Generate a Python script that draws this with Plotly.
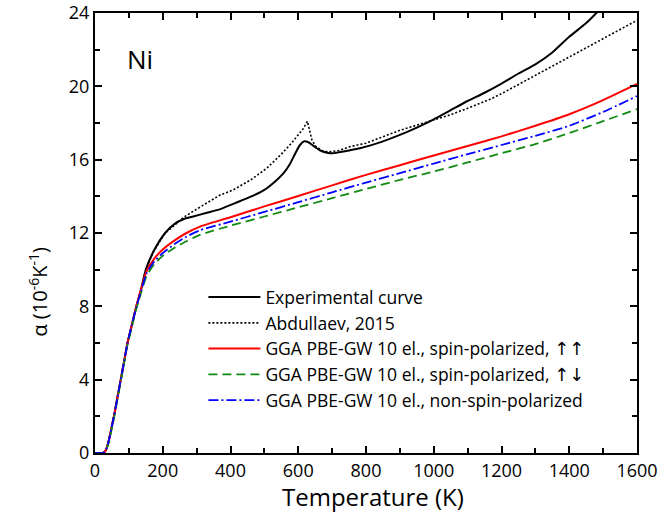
import plotly.graph_objects as go

# Experimental curve
T_exp = [0, 22, 28, 33, 41, 48, 56, 66, 76, 86, 96, 109, 122, 137, 150, 173, 207, 235, 261, 290, 330, 370, 410, 460, 500, 530, 556, 575, 590, 605, 618, 630, 645, 665, 685, 700, 720, 750, 782, 850, 900, 950, 1000, 1050, 1100, 1150, 1200, 1250, 1300, 1350, 1400, 1450, 1480, 1500]
a_exp = [0, 0, 0.05, 0.2, 0.7, 1.3, 2.0, 3.0, 4.0, 5.0, 6.0, 7.0, 8.0, 9.0, 10.0, 11.0, 12.0, 12.5, 12.75, 12.9, 13.1, 13.3, 13.6, 13.98, 14.35, 14.78, 15.25, 15.75, 16.3, 16.8, 17.0, 16.95, 16.75, 16.5, 16.38, 16.35, 16.4, 16.5, 16.62, 17.0, 17.35, 17.75, 18.2, 18.7, 19.2, 19.65, 20.15, 20.7, 21.2, 21.85, 22.7, 23.45, 24.0, 24.4]

# Abdullaev, 2015
T_abd = [0, 22, 28, 33, 41, 48, 56, 66, 76, 86, 96, 109, 122, 137, 150, 173, 207, 230, 261, 300, 369, 408, 460, 507, 550, 580, 600, 615, 627, 633, 640, 650, 670, 690, 720, 753, 800, 900, 1000, 1048, 1100, 1166, 1200, 1300, 1400, 1500, 1600]
a_abd = [0, 0, 0.05, 0.2, 0.7, 1.3, 2.0, 3.0, 4.0, 5.0, 6.0, 7.0, 8.0, 9.0, 10.0, 11.0, 12.0, 12.35, 12.85, 13.3, 14.07, 14.35, 14.9, 15.53, 16.3, 16.9, 17.35, 17.7, 18.1, 17.6, 17.1, 16.75, 16.5, 16.42, 16.5, 16.71, 16.9, 17.6, 18.15, 18.44, 18.8, 19.29, 19.6, 20.6, 21.6, 22.6, 23.6]

# GGA PBE-GW calculations
T_calc = [0, 22, 28, 33, 41, 48, 56, 66, 76, 86, 96, 109, 122, 137, 152, 175, 200, 235, 270, 310, 400, 500, 600, 700, 800, 900, 1000, 1100, 1200, 1300, 1400, 1500, 1600]
a_up_up = [0, 0, 0.05, 0.2, 0.7, 1.3, 2.0, 3.0, 4.0, 5.0, 6.0, 7.0, 8.0, 9.0, 9.9, 10.6, 11.1, 11.6, 12.0, 12.35, 12.86, 13.45, 14.02, 14.6, 15.17, 15.7, 16.23, 16.75, 17.27, 17.85, 18.48, 19.25, 20.13]
a_up_down = [0, 0, 0.03, 0.15, 0.6, 1.2, 1.9, 2.9, 3.9, 4.9, 5.9, 6.9, 7.85, 8.8, 9.65, 10.3, 10.75, 11.2, 11.55, 11.9, 12.4, 12.9, 13.4, 13.9, 14.4, 14.9, 15.35, 15.85, 16.35, 16.85, 17.45, 18.1, 18.76]
a_nsp = [0, 0, 0.05, 0.2, 0.7, 1.3, 2.0, 3.0, 4.0, 5.0, 6.0, 7.0, 7.95, 8.9, 9.8, 10.45, 10.9, 11.4, 11.8, 12.15, 12.62, 13.15, 13.68, 14.22, 14.75, 15.27, 15.79, 16.3, 16.8, 17.3, 17.85, 18.6, 19.47]

x_ticks = [0, 200, 400, 600, 800, 1000, 1200, 1400, 1600]
y_ticks = [0, 4, 8, 12, 16, 20, 24]

FONT = "Open Sans"
ARROWS_UU = '<span style="font-family:DejaVu Sans;font-size:18px">\u2191\u2191</span>'
ARROWS_UD = '<span style="font-family:DejaVu Sans;font-size:18px">\u2191\u2193</span>'

fig = go.Figure()
fig.add_trace(go.Scatter(x=T_exp, y=a_exp, mode="lines", name="Experimental curve",
                         line=dict(color="black", width=2, shape="spline", smoothing=0.6)))
fig.add_trace(go.Scatter(x=T_abd, y=a_abd, mode="lines", name="Abdullaev, 2015",
                         line=dict(color="black", width=1.6, dash="2px,2px")))
fig.add_trace(go.Scatter(x=T_calc, y=a_up_up, mode="lines",
                         name="GGA PBE-GW 10 el., spin-polarized, " + ARROWS_UU,
                         line=dict(color="#ff0000", width=2, shape="spline", smoothing=0.6)))
fig.add_trace(go.Scatter(x=T_calc, y=a_up_down, mode="lines",
                         name="GGA PBE-GW 10 el., spin-polarized, " + ARROWS_UD,
                         line=dict(color="#108a10", width=1.8, dash="9px,5px", shape="spline", smoothing=0.6)))
fig.add_trace(go.Scatter(x=T_calc, y=a_nsp, mode="lines",
                         name="GGA PBE-GW 10 el., non-spin-polarized",
                         line=dict(color="#0000ff", width=1.8, dash="10px,3px,2px,3px", shape="spline", smoothing=0.6)))

fig.add_annotation(x=133, y=21.5, text="Ni", showarrow=False, xref="x", yref="y",
                   font=dict(family=FONT, size=26, color="black"))
# axis titles as annotations for exact placement
fig.add_annotation(x=(373 - 95) / 542, y=-0.098, xref="paper", yref="paper",
                   text="Temperature (K)", showarrow=False, yanchor="middle",
                   font=dict(family=FONT, size=24, color="black"))
fig.add_annotation(x=-0.106, y=(453 - 292) / 440, xref="paper", yref="paper",
                   text="\u03b1 (10<sup>-6</sup>K<sup>-1</sup>)", showarrow=False, textangle=-90,
                   xanchor="center", yanchor="middle",
                   font=dict(family=FONT, size=20, color="black"))

axis_common = dict(showline=True, linewidth=2, linecolor="black", mirror="ticks",
                   ticks="inside", ticklen=7, tickwidth=2, tickcolor="black",
                   showgrid=False, zeroline=False, automargin=False,
                   tickfont=dict(family=FONT, size=18, color="black"))

fig.update_xaxes(range=[0, 1600], tickvals=x_ticks,
                 minor=dict(ticks="inside", ticklen=5, tickwidth=1.5, tickcolor="black", dtick=100, tick0=0, showgrid=False),
                 **axis_common)
fig.update_yaxes(range=[0, 24], tickvals=y_ticks,
                 minor=dict(ticks="inside", ticklen=5, tickwidth=1.5, tickcolor="black", dtick=2, tick0=0, showgrid=False),
                 **axis_common)

fig.update_layout(
    width=661, height=522,
    margin=dict(l=95, r=24, t=13, b=69),
    plot_bgcolor="white", paper_bgcolor="white",
    font=dict(family=FONT, size=16, color="black"),
    legend=dict(x=0.2, y=0.395, xanchor="left", yanchor="top", itemwidth=52,
                bgcolor="rgba(0,0,0,0)", font=dict(family=FONT, size=17.5, color="black"),
                tracegroupgap=0),
    showlegend=True,
)

fig.write_html("out.html")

### AIM
Output the data exactly. Pictures don't belong in the result.

### EXERCISE RESPONSE
Generate a Python script that draws this with Plotly.
import plotly.graph_objects as go

# Experimental curve
T_exp = [0, 22, 28, 33, 41, 48, 56, 66, 76, 86, 96, 109, 122, 137, 150, 173, 207, 235, 261, 290, 330, 370, 410, 460, 500, 530, 556, 575, 590, 605, 618, 630, 645, 665, 685, 700, 720, 750, 782, 850, 900, 950, 1000, 1050, 1100, 1150, 1200, 1250, 1300, 1350, 1400, 1450, 1480, 1500]
a_exp = [0, 0, 0.05, 0.2, 0.7, 1.3, 2.0, 3.0, 4.0, 5.0, 6.0, 7.0, 8.0, 9.0, 10.0, 11.0, 12.0, 12.5, 12.75, 12.9, 13.1, 13.3, 13.6, 13.98, 14.35, 14.78, 15.25, 15.75, 16.3, 16.8, 17.0, 16.95, 16.75, 16.5, 16.38, 16.35, 16.4, 16.5, 16.62, 17.0, 17.35, 17.75, 18.2, 18.7, 19.2, 19.65, 20.15, 20.7, 21.2, 21.85, 22.7, 23.45, 24.0, 24.4]

# Abdullaev, 2015
T_abd = [0, 22, 28, 33, 41, 48, 56, 66, 76, 86, 96, 109, 122, 137, 150, 173, 207, 230, 261, 300, 369, 408, 460, 507, 550, 580, 600, 615, 627, 633, 640, 650, 670, 690, 720, 753, 800, 900, 1000, 1048, 1100, 1166, 1200, 1300, 1400, 1500, 1600]
a_abd = [0, 0, 0.05, 0.2, 0.7, 1.3, 2.0, 3.0, 4.0, 5.0, 6.0, 7.0, 8.0, 9.0, 10.0, 11.0, 12.0, 12.35, 12.85, 13.3, 14.07, 14.35, 14.9, 15.53, 16.3, 16.9, 17.35, 17.7, 18.1, 17.6, 17.1, 16.75, 16.5, 16.42, 16.5, 16.71, 16.9, 17.6, 18.15, 18.44, 18.8, 19.29, 19.6, 20.6, 21.6, 22.6, 23.6]

# GGA PBE-GW calculations
T_calc = [0, 22, 28, 33, 41, 48, 56, 66, 76, 86, 96, 109, 122, 137, 152, 175, 200, 235, 270, 310, 400, 500, 600, 700, 800, 900, 1000, 1100, 1200, 1300, 1400, 1500, 1600]
a_up_up = [0, 0, 0.05, 0.2, 0.7, 1.3, 2.0, 3.0, 4.0, 5.0, 6.0, 7.0, 8.0, 9.0, 9.9, 10.6, 11.1, 11.6, 12.0, 12.35, 12.86, 13.45, 14.02, 14.6, 15.17, 15.7, 16.23, 16.75, 17.27, 17.85, 18.48, 19.25, 20.13]
a_up_down = [0, 0, 0.03, 0.15, 0.6, 1.2, 1.9, 2.9, 3.9, 4.9, 5.9, 6.9, 7.85, 8.8, 9.65, 10.3, 10.75, 11.2, 11.55, 11.9, 12.4, 12.9, 13.4, 13.9, 14.4, 14.9, 15.35, 15.85, 16.35, 16.85, 17.45, 18.1, 18.76]
a_nsp = [0, 0, 0.05, 0.2, 0.7, 1.3, 2.0, 3.0, 4.0, 5.0, 6.0, 7.0, 7.95, 8.9, 9.8, 10.45, 10.9, 11.4, 11.8, 12.15, 12.62, 13.15, 13.68, 14.22, 14.75, 15.27, 15.79, 16.3, 16.8, 17.3, 17.85, 18.6, 19.47]

x_ticks = [0, 200, 400, 600, 800, 1000, 1200, 1400, 1600]
y_ticks = [0, 4, 8, 12, 16, 20, 24]

FONT = "Open Sans"
ARROWS_UU = '<span style="font-family:DejaVu Sans;font-size:18px">\u2191\u2191</span>'
ARROWS_UD = '<span style="font-family:DejaVu Sans;font-size:18px">\u2191\u2193</span>'

fig = go.Figure()
fig.add_trace(go.Scatter(x=T_exp, y=a_exp, mode="lines", name="Experimental curve",
                         line=dict(color="black", width=2, shape="spline", smoothing=0.6)))
fig.add_trace(go.Scatter(x=T_abd, y=a_abd, mode="lines", name="Abdullaev, 2015",
                         line=dict(color="black", width=1.6, dash="2px,2px")))
fig.add_trace(go.Scatter(x=T_calc, y=a_up_up, mode="lines",
                         name="GGA PBE-GW 10 el., spin-polarized, " + ARROWS_UU,
                         line=dict(color="#ff0000", width=2, shape="spline", smoothing=0.6)))
fig.add_trace(go.Scatter(x=T_calc, y=a_up_down, mode="lines",
                         name="GGA PBE-GW 10 el., spin-polarized, " + ARROWS_UD,
                         line=dict(color="#108a10", width=1.8, dash="9px,5px", shape="spline", smoothing=0.6)))
fig.add_trace(go.Scatter(x=T_calc, y=a_nsp, mode="lines",
                         name="GGA PBE-GW 10 el., non-spin-polarized",
                         line=dict(color="#0000ff", width=1.8, dash="10px,3px,2px,3px", shape="spline", smoothing=0.6)))

fig.add_annotation(x=133, y=21.5, text="Ni", showarrow=False, xref="x", yref="y",
                   font=dict(family=FONT, size=26, color="black"))
# axis titles as annotations for exact placement
fig.add_annotation(x=(373 - 95) / 542, y=-0.098, xref="paper", yref="paper",
                   text="Temperature (K)", showarrow=False, yanchor="middle",
                   font=dict(family=FONT, size=24, color="black"))
fig.add_annotation(x=-0.106, y=(453 - 292) / 440, xref="paper", yref="paper",
                   text="\u03b1 (10<sup>-6</sup>K<sup>-1</sup>)", showarrow=False, textangle=-90,
                   xanchor="center", yanchor="middle",
                   font=dict(family=FONT, size=20, color="black"))

axis_common = dict(showline=True, linewidth=2, linecolor="black", mirror="ticks",
                   ticks="inside", ticklen=7, tickwidth=2, tickcolor="black",
                   showgrid=False, zeroline=False, automargin=False,
                   tickfont=dict(family=FONT, size=18, color="black"))

fig.update_xaxes(range=[0, 1600], tickvals=x_ticks,
                 minor=dict(ticks="inside", ticklen=5, tickwidth=1.5, tickcolor="black", dtick=100, tick0=0, showgrid=False),
                 **axis_common)
fig.update_yaxes(range=[0, 24], tickvals=y_ticks,
                 minor=dict(ticks="inside", ticklen=5, tickwidth=1.5, tickcolor="black", dtick=2, tick0=0, showgrid=False),
                 **axis_common)

fig.update_layout(
    width=661, height=522,
    margin=dict(l=95, r=24, t=13, b=69),
    plot_bgcolor="white", paper_bgcolor="white",
    font=dict(family=FONT, size=16, color="black"),
    legend=dict(x=0.2, y=0.395, xanchor="left", yanchor="top", itemwidth=52,
                bgcolor="rgba(0,0,0,0)", font=dict(family=FONT, size=17.5, color="black"),
                tracegroupgap=0),
    showlegend=True,
)

fig.write_html("out.html")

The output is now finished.